[start Supplied entries]

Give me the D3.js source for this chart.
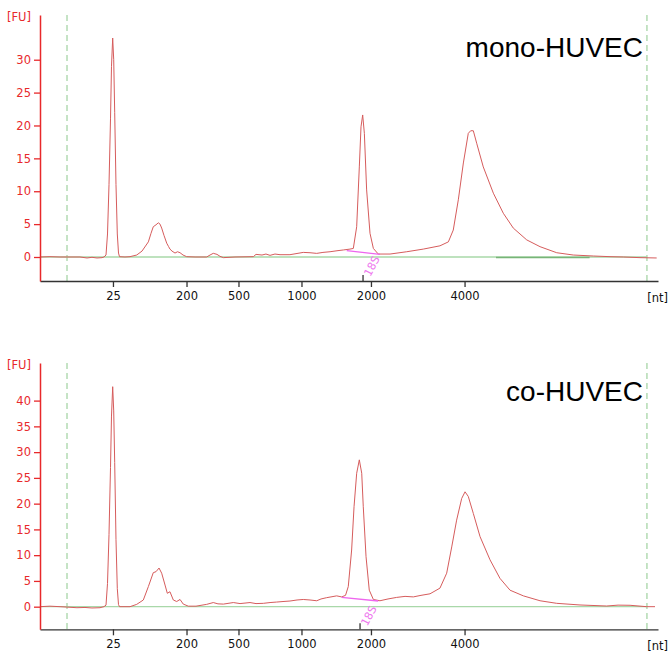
<!DOCTYPE html>
<meta charset="utf-8">
<head>
<title>Electropherogram mono vs co HUVEC</title>
<script src="https://cdn.jsdelivr.net/npm/d3@7"></script>
<style>
body { margin: 0; background: #fff; }
.tick-label { font-family: "DejaVu Sans", Verdana, sans-serif; font-size: 11.5px; }
.title { font-family: "Liberation Sans", Arial, sans-serif; font-size: 28px; fill: #000; }
</style>
</head>
<body>
<script>
// ladder sizes (nt) and their migration times (s)
const ladderNt = [25, 200, 500, 1000, 2000, 4000];
const ladderTime = [23.08, 29.21, 33.54, 38.79, 44.58, 52.38];

// lower / upper marker times (dashed lines)
const markerTimes = [19.25, 67.58];

// mono-HUVEC trace [time s, FU]
const monoTrace = [
  [17.00, 0], [17.83, 0.05], [18.67, 0], [20.33, 0], [20.92, -0.15], [21.33, -0.05],
  [21.75, -0.15], [22.17, -0.1], [22.33, 0], [22.50, 0.3], [22.625, 3.5], [22.75, 11],
  [22.875, 21], [22.958, 29], [23.058, 33.3], [23.142, 30], [23.225, 22], [23.333, 11],
  [23.442, 3.5], [23.542, 0.6], [23.625, 0.05], [24.08, 0], [24.5, 0.05], [25.06, 0.3],
  [25.5, 0.9], [26.03, 2.3], [26.25, 3.6], [26.44, 4.6], [26.67, 4.9], [26.86, 5.2],
  [27.0, 5.0], [27.14, 4.4], [27.33, 3.3], [27.56, 2.1], [27.71, 1.6], [27.83, 1.2],
  [28.0, 0.9], [28.25, 0.6], [28.46, 0.8], [28.67, 0.65], [28.92, 0.3], [29.22, 0.05],
  [29.92, 0], [30.89, 0], [31.17, 0.3], [31.44, 0.56], [31.75, 0.4], [32.0, 0.1],
  [32.28, -0.1], [33.25, 0], [34.78, 0.05], [35.0, 0.4], [35.5, 0.3], [35.83, 0.45],
  [36.17, 0.25], [36.58, 0.45], [37.0, 0.35], [37.83, 0.35], [38.94, 0.7], [39.5, 0.65],
  [40.06, 0.55], [40.58, 0.7], [41.17, 0.8], [41.75, 0.95], [42.28, 1.07], [42.83, 1.2],
  [43.11, 1.3], [43.39, 4.6], [43.61, 13.7], [43.75, 19.8], [43.89, 21.6], [44.03, 18.8],
  [44.22, 10.2], [44.5, 3.6], [44.78, 1.3], [45.19, 0.45], [46.17, 0.45], [47.56, 0.8],
  [48.94, 1.2], [50.33, 1.7], [51.03, 2.3], [51.44, 4.1], [51.86, 8.7], [52.28, 14.3],
  [52.69, 18.8], [52.89, 19.2], [53.11, 19.2], [53.39, 17.3], [53.94, 13.7], [54.78, 9.7],
  [55.61, 6.65], [56.44, 4.4], [57.56, 2.6], [58.67, 1.57], [60.06, 0.65], [61.44, 0.3],
  [63.11, 0.15], [64.5, 0.05], [65.61, 0], [67.0, -0.1], [68.39, -0.15]
];

// co-HUVEC trace [time s, FU]
const coTrace = [
  [17.00, 0], [17.83, 0.1], [18.67, 0], [20.08, -0.2], [20.75, -0.15], [21.33, -0.25],
  [22.0, -0.2], [22.33, 0], [22.50, 0.3], [22.625, 4.5], [22.75, 14], [22.875, 27],
  [22.958, 37], [23.058, 42.7], [23.142, 38], [23.225, 28], [23.333, 13], [23.442, 3.5],
  [23.542, 0.4], [23.625, 0], [24.5, 0], [25.06, 0.45], [25.61, 1.3], [26.03, 3.9],
  [26.44, 6.6], [26.67, 6.8], [26.92, 7.5], [27.14, 6.5], [27.42, 4.2], [27.61, 2.6],
  [27.83, 2.9], [28.11, 1.3], [28.39, 1.0], [28.67, 1.4], [28.94, 0.5], [29.36, 0.1],
  [30.0, 0.1], [30.89, 0.45], [31.44, 0.8], [31.83, 0.55], [32.28, 0.5], [33.11, 0.8],
  [33.67, 0.6], [34.5, 0.8], [35.0, 0.6], [35.61, 0.65], [36.17, 0.8], [36.72, 0.9],
  [37.25, 1.0], [37.83, 1.1], [38.42, 1.3], [38.94, 1.4], [39.5, 1.3], [40.06, 1.15],
  [40.42, 1.5], [40.89, 1.75], [41.25, 1.9], [41.72, 2.1], [42.14, 1.9], [42.46, 2.2],
  [42.69, 3.9], [42.97, 11], [43.17, 19.4], [43.39, 25.9], [43.61, 28.5], [43.81, 25.9],
  [43.94, 19.4], [44.17, 9.7], [44.44, 3.2], [44.78, 1.4], [45.33, 1.15], [46.0, 1.5],
  [46.72, 1.8], [47.42, 2.0], [48.11, 1.9], [48.75, 2.2], [49.5, 2.5], [50.33, 3.6],
  [50.89, 6.5], [51.31, 11.6], [51.72, 16.8], [52.14, 21.0], [52.42, 22.3], [52.69, 21.4],
  [53.11, 18.1], [53.67, 13.6], [54.5, 9.1], [55.33, 5.5], [56.17, 3.2], [57.28, 2.1],
  [58.67, 1.15], [60.06, 0.65], [62.0, 0.33], [64.22, 0.13], [65.17, 0.3], [66.17, 0.27],
  [67.56, 0], [68.25, 0]
];

// 18S region: [start t, start FU, end t, end FU], peak time
const mono18S = [42.56, 0.96, 45.33, 0.41];
const mono18STime = 43.92;
const co18S = [42.14, 1.8, 45.19, 1.1];
const co18STime = 43.67;

const monoTicks = [0, 5, 10, 15, 20, 25, 30];
const coTicks = [0, 5, 10, 15, 20, 25, 30, 35, 40];

const W = 669, H = 654;
const svg = d3.select("body").append("svg")
  .attr("width", W).attr("height", H);

const x = d3.scaleLinear().domain([17, 68.5]).range([40, 658]);

const panels = [
  { name: "mono-HUVEC", trace: monoTrace, ticks: monoTicks, yDomain: [-3.65, 36.8],
    top: 15, bottom: 281, seg: mono18S, segT: mono18STime, titleY: 57, darkGreen: [55.0, 62.8] },
  { name: "co-HUVEC", trace: coTrace, ticks: coTicks, yDomain: [-4.39, 47.3],
    top: 363, bottom: 629.3, seg: co18S, segT: co18STime, titleY: 401, darkGreen: null }
];

const red = "#e8292b";
const traceColor = "#d65c5c";

panels.forEach(p => {
  const y = d3.scaleLinear().domain(p.yDomain).range([p.bottom, p.top]);
  const g = svg.append("g");

  // dashed marker lines
  g.selectAll(".marker")
    .data(markerTimes)
    .enter().append("line")
    .attr("x1", d => x(d)).attr("x2", d => x(d))
    .attr("y1", p.top).attr("y2", p.bottom)
    .attr("stroke", "#8cc88c").attr("stroke-width", 1)
    .attr("stroke-dasharray", "6,4");

  // baseline
  g.append("line")
    .attr("x1", x(17)).attr("x2", x(markerTimes[1]))
    .attr("y1", y(0)).attr("y2", y(0))
    .attr("stroke", "#a9d8a9").attr("stroke-width", 1.3);
  if (p.darkGreen) {
    g.append("line")
      .attr("x1", x(p.darkGreen[0])).attr("x2", x(p.darkGreen[1]))
      .attr("y1", y(0) + 0.5).attr("y2", y(0) + 0.5)
      .attr("stroke", "#78b478").attr("stroke-width", 1.3);
  }

  // trace
  const line = d3.line().x(d => x(d[0])).y(d => y(d[1]));
  g.append("path")
    .datum(p.trace)
    .attr("d", line)
    .attr("fill", "none")
    .attr("stroke", traceColor)
    .attr("stroke-width", 1)
    .attr("stroke-linejoin", "round");

  // 18S baseline segment
  g.append("line")
    .attr("x1", x(p.seg[0])).attr("y1", y(p.seg[1]))
    .attr("x2", x(p.seg[2])).attr("y2", y(p.seg[3]))
    .attr("stroke", "#ee66ee").attr("stroke-width", 1.3);

  g.append("text")
    .attr("transform", `translate(${x(p.segT) + 9.5},${y(0) + 9.5}) rotate(-62)`)
    .attr("text-anchor", "middle")
    .attr("dominant-baseline", "middle")
    .attr("font-family", "DejaVu Sans, sans-serif")
    .attr("font-size", "11px")
    .attr("fill", "#ee77ee")
    .text("18S");

  // x axis
  const xAxis = d3.axisBottom(x)
    .tickValues(ladderTime)
    .tickFormat((d, i) => ladderNt[i])
    .tickSize(6)
    .tickSizeOuter(0);
  const xg = g.append("g")
    .attr("transform", `translate(0,${p.bottom})`)
    .call(xAxis);
  xg.select(".domain").attr("stroke", "#333").attr("stroke-width", 1.3);
  xg.selectAll(".tick line").attr("stroke", "#333").attr("stroke-width", 1.3);
  xg.selectAll(".tick text").attr("class", "tick-label").attr("fill", "#111").attr("dy", "0.85em");

  // 18S tick above axis
  g.append("line")
    .attr("x1", x(p.segT)).attr("x2", x(p.segT))
    .attr("y1", p.bottom - 6).attr("y2", p.bottom)
    .attr("stroke", "#333").attr("stroke-width", 1.3);

  g.append("text")
    .attr("class", "tick-label")
    .attr("x", 668).attr("y", p.bottom + 21)
    .attr("text-anchor", "end")
    .attr("fill", "#111")
    .text("[nt]");

  // y axis
  const yAxis = d3.axisLeft(y)
    .tickValues(p.ticks)
    .tickSize(6)
    .tickSizeOuter(0);
  const yg = g.append("g")
    .attr("transform", `translate(40,0)`)
    .call(yAxis);
  yg.select(".domain").attr("stroke", red).attr("stroke-width", 1.5);
  yg.selectAll(".tick line").attr("stroke", red).attr("stroke-width", 1.3);
  yg.selectAll(".tick text").attr("class", "tick-label").attr("fill", red).attr("x", -9);

  g.append("text")
    .attr("class", "tick-label")
    .attr("x", 31).attr("y", p.top + 6)
    .attr("text-anchor", "end")
    .attr("fill", red)
    .text("[FU]");

  // title
  g.append("text")
    .attr("class", "title")
    .attr("x", 643).attr("y", p.titleY)
    .attr("text-anchor", "end")
    .text(p.name);
});
</script>
</body>
</html>
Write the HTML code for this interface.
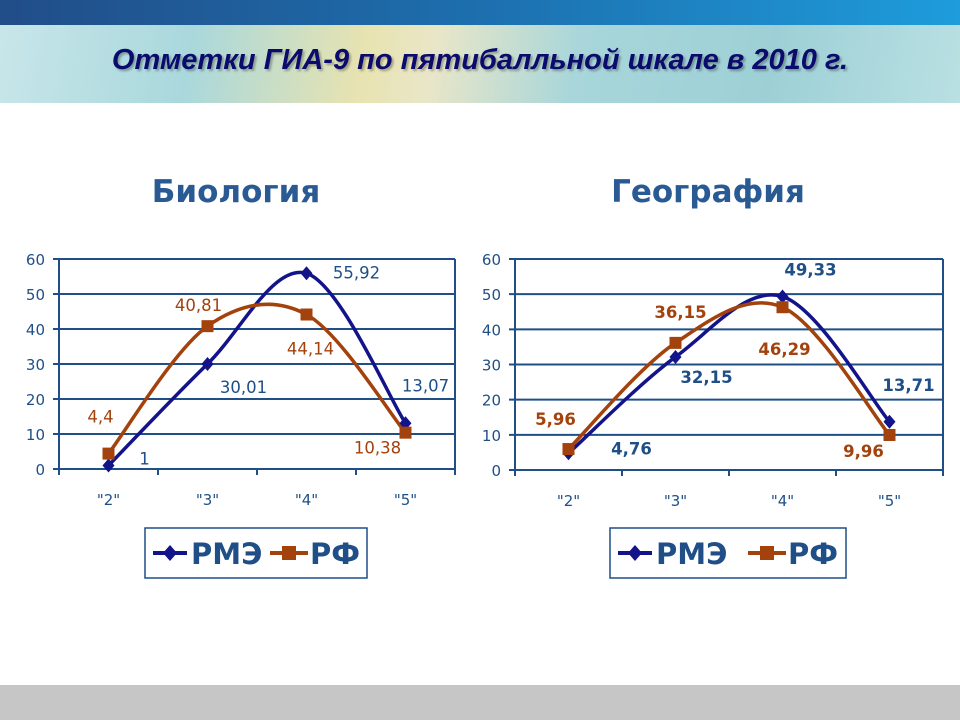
<!DOCTYPE html>
<html><head><meta charset="utf-8"><style>
body{margin:0;width:960px;height:720px;overflow:hidden;background:#fff;font-family:"DejaVu Sans","Liberation Sans",sans-serif}
#top{position:absolute;left:0;top:0;width:960px;height:25px;background:linear-gradient(90deg,#214d88,#1d6fae 50%,#1e9cdb)}
#band{position:absolute;left:0;top:25px;width:960px;height:78px;background:linear-gradient(100deg,#c8e6ea 0%,#a9d8dc 20%,#e8e3b0 38%,#e9e6c8 45%,#a8d6da 60%,#9dd0d6 80%,#b9e0e3 100%)}
#title{position:absolute;left:0;top:44px;width:960px;text-align:center;font:italic bold 29px "Liberation Sans",sans-serif;color:#0b0b6e;text-shadow:2px 2px 2px rgba(0,0,0,.3)}
#bottom{position:absolute;left:0;top:685px;width:960px;height:35px;background:#c6c6c6}
svg{position:absolute;left:0;top:0}
</style></head><body>
<div id="top"></div>
<div id="band"></div>
<div id="title">Отметки ГИА-9 по пятибалльной шкале в 2010 г.</div>
<div id="bottom"></div>
<svg id="s" width="960" height="720"></svg>
<script>
const categories=['"2"','"3"','"4"','"5"'];
const yTicks=[0,10,20,30,40,50,60];
const bioRME=[1,30.01,55.92,13.07];
const bioRF=[4.4,40.81,44.14,10.38];
const geoRME=[4.76,32.15,49.33,13.71];
const geoRF=[5.96,36.15,46.29,9.96];
const bioRMELabels=["1","30,01","55,92","13,07"];
const bioRFLabels=["4,4","40,81","44,14","10,38"];
const geoRMELabels=["4,76","32,15","49,33","13,71"];
const geoRFLabels=["5,96","36,15","46,29","9,96"];

const NS="http://www.w3.org/2000/svg";
const svg=document.getElementById('s');
function el(t,a,p){const e=document.createElementNS(NS,t);for(const k in a)e.setAttribute(k,a[k]);(p||svg).appendChild(e);return e;}
function smooth(pts){let d=`M${pts[0][0]},${pts[0][1]}`;for(let i=0;i<pts.length-1;i++){const p0=pts[i-1]||pts[i],p1=pts[i],p2=pts[i+1],p3=pts[i+2]||p2;
d+=` C${p1[0]+(p2[0]-p0[0])/6},${p1[1]+(p2[1]-p0[1])/6} ${p2[0]-(p3[0]-p1[0])/6},${p2[1]-(p3[1]-p1[1])/6} ${p2[0]},${p2[1]}`;}return d;}
function chart(cfg){
  const g=el('g',{});
  
  
  const {x0,x1,y0,y1}=cfg;
  const n=categories.length,bw=(x1-x0)/n;
  const X=i=>x0+bw*(i+0.5);
  const Y=v=>y1-(v/60)*(y1-y0);
  const t=el('text',{x:cfg.tx,y:202,'text-anchor':'middle','font-size':31,'font-weight':'bold',fill:'#2a5a94'},g);
  t.textContent=cfg.title;
  
  
  yTicks.forEach(v=>{
    const l=el('line',{x1:x0-6,x2:x1,y1:Y(v),y2:Y(v),stroke:'#1f4f86','stroke-width':2},g);
    
    
    const tt=el('text',{x:x0-14,y:Y(v)+6,'text-anchor':'end','font-size':15,fill:'#1f4f86'},g);
    tt.textContent=v;
    
    
  });
  el('line',{x1:x0,x2:x0,y1:y0,y2:y1+6,stroke:'#1f4f86','stroke-width':2},g);
  el('line',{x1:x1,x2:x1,y1:y0,y2:y1+6,stroke:'#1f4f86','stroke-width':2},g);
  for(let i=1;i<n;i++)el('line',{x1:x0+bw*i,x2:x0+bw*i,y1:y1,y2:y1+6,stroke:'#1f4f86','stroke-width':2},g);
  categories.forEach((c,i)=>{
    const tt=el('text',{x:X(i),y:y1+36,'text-anchor':'middle','font-size':15,fill:'#1f4f86'},g);
    tt.textContent=c;
    
    
  });
  const series=[{v:cfg.rme,lab:cfg.rmeL,c:'#13138a',lc:'#1f4f86',m:'diamond',off:cfg.rmeOff,name:'rme'},
                {v:cfg.rf,lab:cfg.rfL,c:'#a3420c',lc:'#a3420c',m:'square',off:cfg.rfOff,name:'rf'}];
  series.forEach(s=>{
    const pts=s.v.map((v,i)=>[X(i),Y(v)]);
    const p=el('path',{d:smooth(pts),fill:'none',stroke:s.c,'stroke-width':3.5},g);
    
    
  });
  series.forEach(s=>{
    s.v.forEach((v,i)=>{
      const x=X(i),y=Y(v);let m;
      if(s.m==='diamond')m=el('polygon',{points:`${x},${y-7} ${x+6},${y} ${x},${y+7} ${x-6},${y}`,fill:s.c},g);
      else m=el('rect',{x:x-6,y:y-6,width:12,height:12,fill:s.c},g);
      
      
      const tt=el('text',{x:x+s.off[i][0],y:y+s.off[i][1],'text-anchor':'middle','font-size':16.5,'font-weight':cfg.bold?'bold':'normal',fill:s.lc},g);
      tt.textContent=s.lab[i];
      
      
    });
  });
  const L=cfg.leg;
  const lg=el('g',{},g);
  
  
  el('rect',{x:L[0],y:528,width:L[1],height:50,fill:'#fff',stroke:'#1f4f86','stroke-width':1.5},lg);
  const lx=L[0]+8;
  el('line',{x1:lx,x2:lx+34,y1:553,y2:553,stroke:'#13138a','stroke-width':4},lg);
  el('polygon',{points:`${lx+17},545 ${lx+24},553 ${lx+17},561 ${lx+10},553`,fill:'#13138a'},lg);
  let a=el('text',{x:lx+38,y:564,'font-size':29,'font-weight':'bold',fill:'#1f4f86'},lg);a.textContent='РМЭ';
  const lx2=L[0]+L[2];
  el('line',{x1:lx2,x2:lx2+38,y1:553,y2:553,stroke:'#a3420c','stroke-width':4},lg);
  el('rect',{x:lx2+12,y:546,width:14,height:14,fill:'#a3420c'},lg);
  a=el('text',{x:lx2+40,y:564,'font-size':29,'font-weight':'bold',fill:'#1f4f86'},lg);a.textContent='РФ';
}
chart({name:'biology-chart',title:'Биология',tx:236,x0:59,x1:455,y0:259,y1:469,rme:bioRME,rf:bioRF,rmeL:bioRMELabels,rfL:bioRFLabels,
  rmeOff:[[36,-1],[36,29],[50,5],[20,-32]],rfOff:[[-8,-31],[-9,-15],[4,40],[-28,21]],leg:[145,222,125],bold:false});
chart({name:'geography-chart',title:'География',tx:708,x0:515,x1:943,y0:259,y1:470,rme:geoRME,rf:geoRF,rmeL:geoRMELabels,rfL:geoRFLabels,
  rmeOff:[[63,1],[31,26],[28,-21],[19,-31]],rfOff:[[-13,-24],[5,-25],[2,48],[-26,22]],leg:[610,236,138],bold:true});
</script>
</body></html>
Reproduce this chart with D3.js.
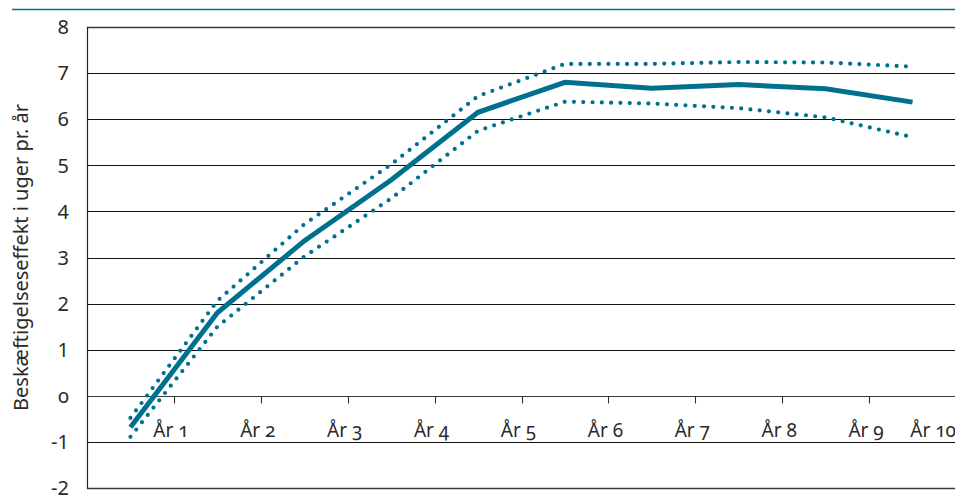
<!DOCTYPE html>
<html><head><meta charset="utf-8">
<script src="https://cdn.jsdelivr.net/npm/d3@7"></script>
<style>
html,body{margin:0;padding:0;background:#fff;}
svg{display:block;font-family:"Noto Sans",sans-serif;}
.onum{font-feature-settings:"onum" 1;}
</style></head><body>
<script>
const categories = ["År 1","År 2","År 3","År 4","År 5","År 6","År 7","År 8","År 9","År 10"];
const estimate = [-0.68, 1.8, 3.36, 4.68, 6.15, 6.8, 6.67, 6.75, 6.66, 6.37];
const upper    = [-0.48, 2.06, 3.72, 5.02, 6.5, 7.2, 7.2, 7.24, 7.23, 7.14];
const lower    = [-0.89, 1.5, 3.02, 4.28, 5.75, 6.38, 6.34, 6.24, 6.04, 5.61];
const yTicks   = [-2,-1,0,1,2,3,4,5,6,7,8];
const yTitle   = "Beskæftigelseseffekt i uger pr. år";

const W = 955, H = 495;
const teal = "#00708f";
const svg = d3.select("body").append("svg").attr("width", W).attr("height", H);

const x = d3.scaleBand().domain(categories).range([87, 956]).paddingInner(0).paddingOuter(0);
const y = d3.scaleLinear().domain([-2, 8]).range([488, 27]);

// top rule
svg.append("line").attr("x1", 12).attr("x2", W).attr("y1", 9.5).attr("y2", 9.5)
  .attr("stroke", teal).attr("stroke-width", 1.6);

// gridlines
svg.append("g").selectAll("line").data(yTicks).join("line")
  .attr("x1", 87).attr("x2", W)
  .attr("y1", d => Math.round(y(d)) + 0.5).attr("y2", d => Math.round(y(d)) + 0.5)
  .attr("stroke", d => (d === 8 || d === 0 || d === -2) ? "#3a3a3a" : "#111")
  .attr("stroke-width", d => (d === 8 || d === -2) ? 1.6 : 1.1);

// left axis line
svg.append("line").attr("x1", 87.5).attr("x2", 87.5).attr("y1", y(8)).attr("y2", y(-2) + 0.5)
  .attr("stroke", "#222").attr("stroke-width", 1.2);

// y tick labels
svg.append("g").selectAll("text").data(yTicks).join("text")
  .attr("class", d => d === 0 ? "onum" : null)
  .attr("x", 69).attr("y", d => y(d)).attr("dy", "0.36em")
  .attr("text-anchor", "end").attr("font-size", 20).attr("fill", "#2a2a2a")
  .text(d => d);

// x ticks at band boundaries on the zero line
const y0 = Math.round(y(0)) + 0.5;
svg.append("g").selectAll("line").data(categories.slice(0, 9)).join("line")
  .attr("x1", d => Math.round(x(d) + x.bandwidth()) + 0.5)
  .attr("x2", d => Math.round(x(d) + x.bandwidth()) + 0.5)
  .attr("y1", y0).attr("y2", y0 + 7)
  .attr("stroke", "#333").attr("stroke-width", 1.1);

// x labels
const xl = svg.append("g").selectAll("text").data(categories).join("text")
  .attr("class", "onum")
  .attr("y", 437).attr("text-anchor", "middle").attr("font-size", 19).attr("fill", "#2a2a2a")
  .text(d => d);
xl.each(function(d) {
  const w = this.getComputedTextLength();
  let cx = x(d) + x.bandwidth() - 3;
  cx = Math.min(cx, W - w / 2 + 1);
  d3.select(this).attr("x", cx);
});

// y axis title
svg.append("text").attr("transform", `translate(28,${(y(8) + y(-2)) / 2}) rotate(-90)`)
  .attr("text-anchor", "middle").attr("font-size", 20).attr("fill", "#2a2a2a")
  .text(yTitle);

const line = d3.line().x((d, i) => x(categories[i]) + x.bandwidth() / 2).y(d => y(d));

[upper, lower].forEach(s => {
  svg.append("path").datum(s).attr("d", line).attr("fill", "none")
    .attr("stroke", teal).attr("stroke-width", 4.2).attr("stroke-linecap", "round")
    .attr("stroke-dasharray", "0 9.3");
});
svg.append("path").datum(estimate).attr("d", line).attr("fill", "none")
  .attr("stroke", teal).attr("stroke-width", 5).attr("stroke-linejoin", "miter");
</script>
</body></html>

[end Supplied entries]

Task details: Copy nothing past the line containing "const markerTimes = [19.25, 67.58];": reproduce every line from the start of the records up to it, skipping pictures.

Correct answer:
Give me the D3.js source for this chart.
<!DOCTYPE html>
<meta charset="utf-8">
<head>
<title>Electropherogram mono vs co HUVEC</title>
<script src="https://cdn.jsdelivr.net/npm/d3@7"></script>
<style>
body { margin: 0; background: #fff; }
.tick-label { font-family: "DejaVu Sans", Verdana, sans-serif; font-size: 11.5px; }
.title { font-family: "Liberation Sans", Arial, sans-serif; font-size: 28px; fill: #000; }
</style>
</head>
<body>
<script>
// ladder sizes (nt) and their migration times (s)
const ladderNt = [25, 200, 500, 1000, 2000, 4000];
const ladderTime = [23.08, 29.21, 33.54, 38.79, 44.58, 52.38];

// lower / upper marker times (dashed lines)
const markerTimes = [19.25, 67.58];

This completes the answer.